◆ **Exercise**
In the entries below, repeat only the lines between those holding "Clone this chart in Apache ECharts." and "-0.75, -1.05, -1.2];", inclusive. Leave pictures out.

◆ **Material for the task**
====================
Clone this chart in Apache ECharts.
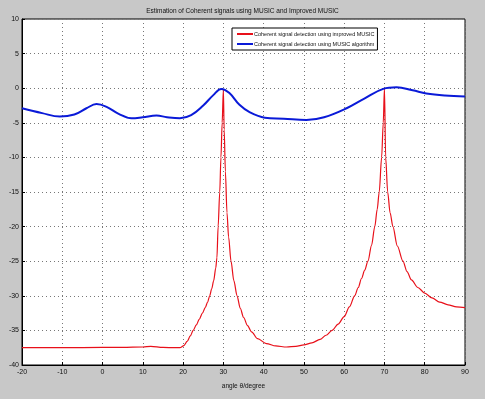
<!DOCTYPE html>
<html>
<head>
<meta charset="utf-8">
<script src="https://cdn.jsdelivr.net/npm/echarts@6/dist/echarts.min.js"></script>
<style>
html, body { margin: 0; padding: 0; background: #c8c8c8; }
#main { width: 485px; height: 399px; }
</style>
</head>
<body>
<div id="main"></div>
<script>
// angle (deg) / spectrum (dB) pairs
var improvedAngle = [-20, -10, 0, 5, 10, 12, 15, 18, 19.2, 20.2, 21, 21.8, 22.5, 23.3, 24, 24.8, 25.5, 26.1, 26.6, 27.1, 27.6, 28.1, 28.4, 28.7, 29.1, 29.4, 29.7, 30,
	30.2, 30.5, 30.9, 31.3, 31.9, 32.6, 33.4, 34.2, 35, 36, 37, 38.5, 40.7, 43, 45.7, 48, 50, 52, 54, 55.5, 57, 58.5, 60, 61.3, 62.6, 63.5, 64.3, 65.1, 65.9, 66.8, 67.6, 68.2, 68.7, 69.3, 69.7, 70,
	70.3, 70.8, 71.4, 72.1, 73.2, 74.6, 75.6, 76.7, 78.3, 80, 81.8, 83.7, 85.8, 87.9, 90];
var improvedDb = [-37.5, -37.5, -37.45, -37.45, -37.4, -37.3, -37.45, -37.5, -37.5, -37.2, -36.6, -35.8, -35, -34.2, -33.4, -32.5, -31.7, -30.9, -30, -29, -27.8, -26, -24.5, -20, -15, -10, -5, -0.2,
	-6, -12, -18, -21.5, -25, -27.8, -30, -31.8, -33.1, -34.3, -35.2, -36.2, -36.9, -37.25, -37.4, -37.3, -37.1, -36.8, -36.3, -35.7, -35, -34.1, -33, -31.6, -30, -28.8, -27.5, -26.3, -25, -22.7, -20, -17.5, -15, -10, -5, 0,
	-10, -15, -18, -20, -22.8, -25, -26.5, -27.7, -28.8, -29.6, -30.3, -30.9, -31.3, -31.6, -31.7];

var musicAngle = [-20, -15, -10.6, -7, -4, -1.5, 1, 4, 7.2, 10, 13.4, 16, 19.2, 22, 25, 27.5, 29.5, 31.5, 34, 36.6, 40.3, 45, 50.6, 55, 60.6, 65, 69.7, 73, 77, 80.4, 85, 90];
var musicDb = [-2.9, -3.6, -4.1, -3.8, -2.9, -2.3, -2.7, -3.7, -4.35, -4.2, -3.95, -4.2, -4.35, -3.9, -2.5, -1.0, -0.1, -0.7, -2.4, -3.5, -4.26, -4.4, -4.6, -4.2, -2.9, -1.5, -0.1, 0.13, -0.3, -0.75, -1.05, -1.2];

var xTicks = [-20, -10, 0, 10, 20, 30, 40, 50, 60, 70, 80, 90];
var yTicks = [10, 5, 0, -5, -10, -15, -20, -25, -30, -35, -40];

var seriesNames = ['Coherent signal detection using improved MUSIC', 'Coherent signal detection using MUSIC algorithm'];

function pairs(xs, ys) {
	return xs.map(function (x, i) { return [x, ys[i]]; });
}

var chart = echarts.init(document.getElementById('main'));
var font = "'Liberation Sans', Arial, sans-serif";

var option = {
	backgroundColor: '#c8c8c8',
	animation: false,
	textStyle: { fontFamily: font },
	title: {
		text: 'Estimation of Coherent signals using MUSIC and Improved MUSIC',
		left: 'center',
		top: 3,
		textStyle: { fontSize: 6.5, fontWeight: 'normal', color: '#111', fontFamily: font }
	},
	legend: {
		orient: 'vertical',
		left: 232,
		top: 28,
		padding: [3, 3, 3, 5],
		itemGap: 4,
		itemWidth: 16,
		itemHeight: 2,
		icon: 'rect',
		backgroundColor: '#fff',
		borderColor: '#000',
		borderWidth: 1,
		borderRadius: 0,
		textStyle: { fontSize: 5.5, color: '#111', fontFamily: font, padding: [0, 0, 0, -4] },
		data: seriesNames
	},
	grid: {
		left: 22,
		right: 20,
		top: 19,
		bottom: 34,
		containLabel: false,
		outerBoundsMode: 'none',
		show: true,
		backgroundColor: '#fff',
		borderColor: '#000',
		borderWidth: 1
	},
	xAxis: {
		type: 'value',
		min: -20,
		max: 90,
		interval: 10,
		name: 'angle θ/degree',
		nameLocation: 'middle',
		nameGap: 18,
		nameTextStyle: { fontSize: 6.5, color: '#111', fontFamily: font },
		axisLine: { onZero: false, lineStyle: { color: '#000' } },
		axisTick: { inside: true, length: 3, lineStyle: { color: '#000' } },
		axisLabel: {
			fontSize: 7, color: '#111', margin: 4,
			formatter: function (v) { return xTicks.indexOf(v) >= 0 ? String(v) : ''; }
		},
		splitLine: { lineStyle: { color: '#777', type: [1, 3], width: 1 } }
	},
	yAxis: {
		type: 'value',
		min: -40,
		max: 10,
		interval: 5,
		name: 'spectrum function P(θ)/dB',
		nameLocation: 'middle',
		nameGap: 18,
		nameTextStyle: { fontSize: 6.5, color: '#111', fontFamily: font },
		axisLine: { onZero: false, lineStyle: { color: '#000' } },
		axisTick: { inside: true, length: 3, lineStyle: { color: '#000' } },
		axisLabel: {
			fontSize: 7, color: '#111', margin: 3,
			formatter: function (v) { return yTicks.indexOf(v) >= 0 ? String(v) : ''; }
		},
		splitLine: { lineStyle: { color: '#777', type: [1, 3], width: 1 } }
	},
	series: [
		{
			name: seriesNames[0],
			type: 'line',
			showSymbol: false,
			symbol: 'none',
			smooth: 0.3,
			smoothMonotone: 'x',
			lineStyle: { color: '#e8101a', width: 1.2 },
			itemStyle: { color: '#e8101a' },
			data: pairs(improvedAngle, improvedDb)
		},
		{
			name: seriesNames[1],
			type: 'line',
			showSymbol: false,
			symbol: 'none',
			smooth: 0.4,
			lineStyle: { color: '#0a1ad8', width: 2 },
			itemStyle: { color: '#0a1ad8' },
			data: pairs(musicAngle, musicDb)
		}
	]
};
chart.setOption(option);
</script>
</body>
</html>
====================
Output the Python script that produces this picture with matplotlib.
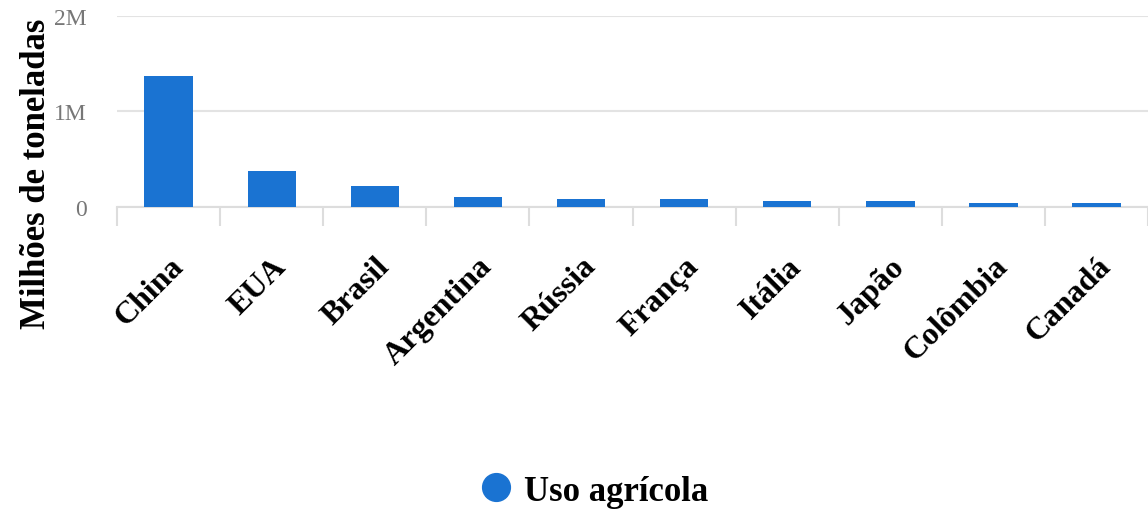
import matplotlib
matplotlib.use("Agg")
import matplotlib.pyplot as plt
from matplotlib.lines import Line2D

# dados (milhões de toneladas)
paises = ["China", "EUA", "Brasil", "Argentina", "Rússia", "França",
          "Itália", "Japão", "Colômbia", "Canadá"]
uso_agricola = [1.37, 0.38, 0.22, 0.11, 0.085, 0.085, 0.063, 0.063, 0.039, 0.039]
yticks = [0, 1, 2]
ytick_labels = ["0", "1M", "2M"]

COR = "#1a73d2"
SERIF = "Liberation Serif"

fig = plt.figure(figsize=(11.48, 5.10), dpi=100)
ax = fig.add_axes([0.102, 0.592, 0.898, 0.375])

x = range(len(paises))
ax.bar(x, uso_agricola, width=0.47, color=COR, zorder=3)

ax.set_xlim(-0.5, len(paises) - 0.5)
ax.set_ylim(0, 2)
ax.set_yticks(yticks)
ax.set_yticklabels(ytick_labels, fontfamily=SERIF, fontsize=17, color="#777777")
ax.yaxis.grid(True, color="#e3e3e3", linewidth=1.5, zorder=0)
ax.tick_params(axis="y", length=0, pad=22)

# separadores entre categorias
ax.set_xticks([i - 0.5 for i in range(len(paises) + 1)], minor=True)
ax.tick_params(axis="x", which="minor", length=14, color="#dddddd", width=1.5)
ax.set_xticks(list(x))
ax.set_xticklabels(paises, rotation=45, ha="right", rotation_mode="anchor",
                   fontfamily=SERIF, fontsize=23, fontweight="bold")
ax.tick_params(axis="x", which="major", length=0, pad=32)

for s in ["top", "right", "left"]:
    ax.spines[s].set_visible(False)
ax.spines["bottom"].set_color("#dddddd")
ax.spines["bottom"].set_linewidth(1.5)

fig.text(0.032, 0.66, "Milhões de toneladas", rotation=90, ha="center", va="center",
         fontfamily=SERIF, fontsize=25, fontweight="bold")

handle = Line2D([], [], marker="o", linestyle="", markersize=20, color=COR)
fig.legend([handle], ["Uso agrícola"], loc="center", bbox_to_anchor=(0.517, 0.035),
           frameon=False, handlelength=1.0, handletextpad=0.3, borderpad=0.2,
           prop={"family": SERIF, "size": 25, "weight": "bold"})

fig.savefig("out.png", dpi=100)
====================
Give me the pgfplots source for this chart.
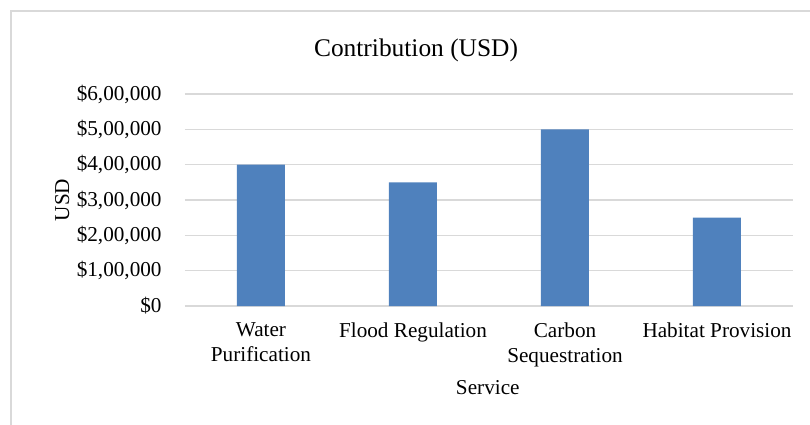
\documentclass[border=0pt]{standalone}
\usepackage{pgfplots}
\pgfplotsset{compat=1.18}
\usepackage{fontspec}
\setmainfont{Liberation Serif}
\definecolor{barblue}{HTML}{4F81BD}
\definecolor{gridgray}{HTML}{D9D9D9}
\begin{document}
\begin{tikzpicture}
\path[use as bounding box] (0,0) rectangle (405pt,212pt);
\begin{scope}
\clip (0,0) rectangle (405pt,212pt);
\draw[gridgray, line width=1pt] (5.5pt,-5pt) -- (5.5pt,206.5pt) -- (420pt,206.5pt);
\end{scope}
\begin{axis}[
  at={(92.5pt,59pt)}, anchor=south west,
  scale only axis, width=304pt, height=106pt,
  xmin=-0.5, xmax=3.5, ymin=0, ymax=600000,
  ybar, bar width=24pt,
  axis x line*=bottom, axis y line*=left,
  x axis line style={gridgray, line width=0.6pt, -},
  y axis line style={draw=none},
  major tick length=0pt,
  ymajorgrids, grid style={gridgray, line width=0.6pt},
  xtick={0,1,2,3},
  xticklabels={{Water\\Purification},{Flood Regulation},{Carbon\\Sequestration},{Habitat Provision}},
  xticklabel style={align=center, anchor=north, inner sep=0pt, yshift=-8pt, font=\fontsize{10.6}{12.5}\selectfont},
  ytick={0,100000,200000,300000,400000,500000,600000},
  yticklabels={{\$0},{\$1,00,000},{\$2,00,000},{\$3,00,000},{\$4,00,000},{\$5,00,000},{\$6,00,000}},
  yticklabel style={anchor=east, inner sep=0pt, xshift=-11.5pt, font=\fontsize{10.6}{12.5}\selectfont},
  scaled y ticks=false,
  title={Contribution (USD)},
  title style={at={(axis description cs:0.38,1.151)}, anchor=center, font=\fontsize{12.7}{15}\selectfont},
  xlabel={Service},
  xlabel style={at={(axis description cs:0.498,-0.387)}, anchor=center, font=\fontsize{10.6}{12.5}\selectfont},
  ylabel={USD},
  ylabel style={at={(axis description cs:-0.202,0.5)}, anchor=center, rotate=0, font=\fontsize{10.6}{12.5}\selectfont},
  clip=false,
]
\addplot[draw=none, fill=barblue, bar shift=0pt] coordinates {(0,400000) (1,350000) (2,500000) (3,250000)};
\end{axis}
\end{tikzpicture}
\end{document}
====================
◆ **Task solution**
Clone this chart in Apache ECharts.
<!DOCTYPE html>
<html>
<head>
<meta charset="utf-8">
<script src="https://cdn.jsdelivr.net/npm/echarts@6/dist/echarts.min.js"></script>
<style>
html, body { margin: 0; padding: 0; background: #c8c8c8; }
#main { width: 485px; height: 399px; }
</style>
</head>
<body>
<div id="main"></div>
<script>
// angle (deg) / spectrum (dB) pairs
var improvedAngle = [-20, -10, 0, 5, 10, 12, 15, 18, 19.2, 20.2, 21, 21.8, 22.5, 23.3, 24, 24.8, 25.5, 26.1, 26.6, 27.1, 27.6, 28.1, 28.4, 28.7, 29.1, 29.4, 29.7, 30,
	30.2, 30.5, 30.9, 31.3, 31.9, 32.6, 33.4, 34.2, 35, 36, 37, 38.5, 40.7, 43, 45.7, 48, 50, 52, 54, 55.5, 57, 58.5, 60, 61.3, 62.6, 63.5, 64.3, 65.1, 65.9, 66.8, 67.6, 68.2, 68.7, 69.3, 69.7, 70,
	70.3, 70.8, 71.4, 72.1, 73.2, 74.6, 75.6, 76.7, 78.3, 80, 81.8, 83.7, 85.8, 87.9, 90];
var improvedDb = [-37.5, -37.5, -37.45, -37.45, -37.4, -37.3, -37.45, -37.5, -37.5, -37.2, -36.6, -35.8, -35, -34.2, -33.4, -32.5, -31.7, -30.9, -30, -29, -27.8, -26, -24.5, -20, -15, -10, -5, -0.2,
	-6, -12, -18, -21.5, -25, -27.8, -30, -31.8, -33.1, -34.3, -35.2, -36.2, -36.9, -37.25, -37.4, -37.3, -37.1, -36.8, -36.3, -35.7, -35, -34.1, -33, -31.6, -30, -28.8, -27.5, -26.3, -25, -22.7, -20, -17.5, -15, -10, -5, 0,
	-10, -15, -18, -20, -22.8, -25, -26.5, -27.7, -28.8, -29.6, -30.3, -30.9, -31.3, -31.6, -31.7];

var musicAngle = [-20, -15, -10.6, -7, -4, -1.5, 1, 4, 7.2, 10, 13.4, 16, 19.2, 22, 25, 27.5, 29.5, 31.5, 34, 36.6, 40.3, 45, 50.6, 55, 60.6, 65, 69.7, 73, 77, 80.4, 85, 90];
var musicDb = [-2.9, -3.6, -4.1, -3.8, -2.9, -2.3, -2.7, -3.7, -4.35, -4.2, -3.95, -4.2, -4.35, -3.9, -2.5, -1.0, -0.1, -0.7, -2.4, -3.5, -4.26, -4.4, -4.6, -4.2, -2.9, -1.5, -0.1, 0.13, -0.3, -0.75, -1.05, -1.2];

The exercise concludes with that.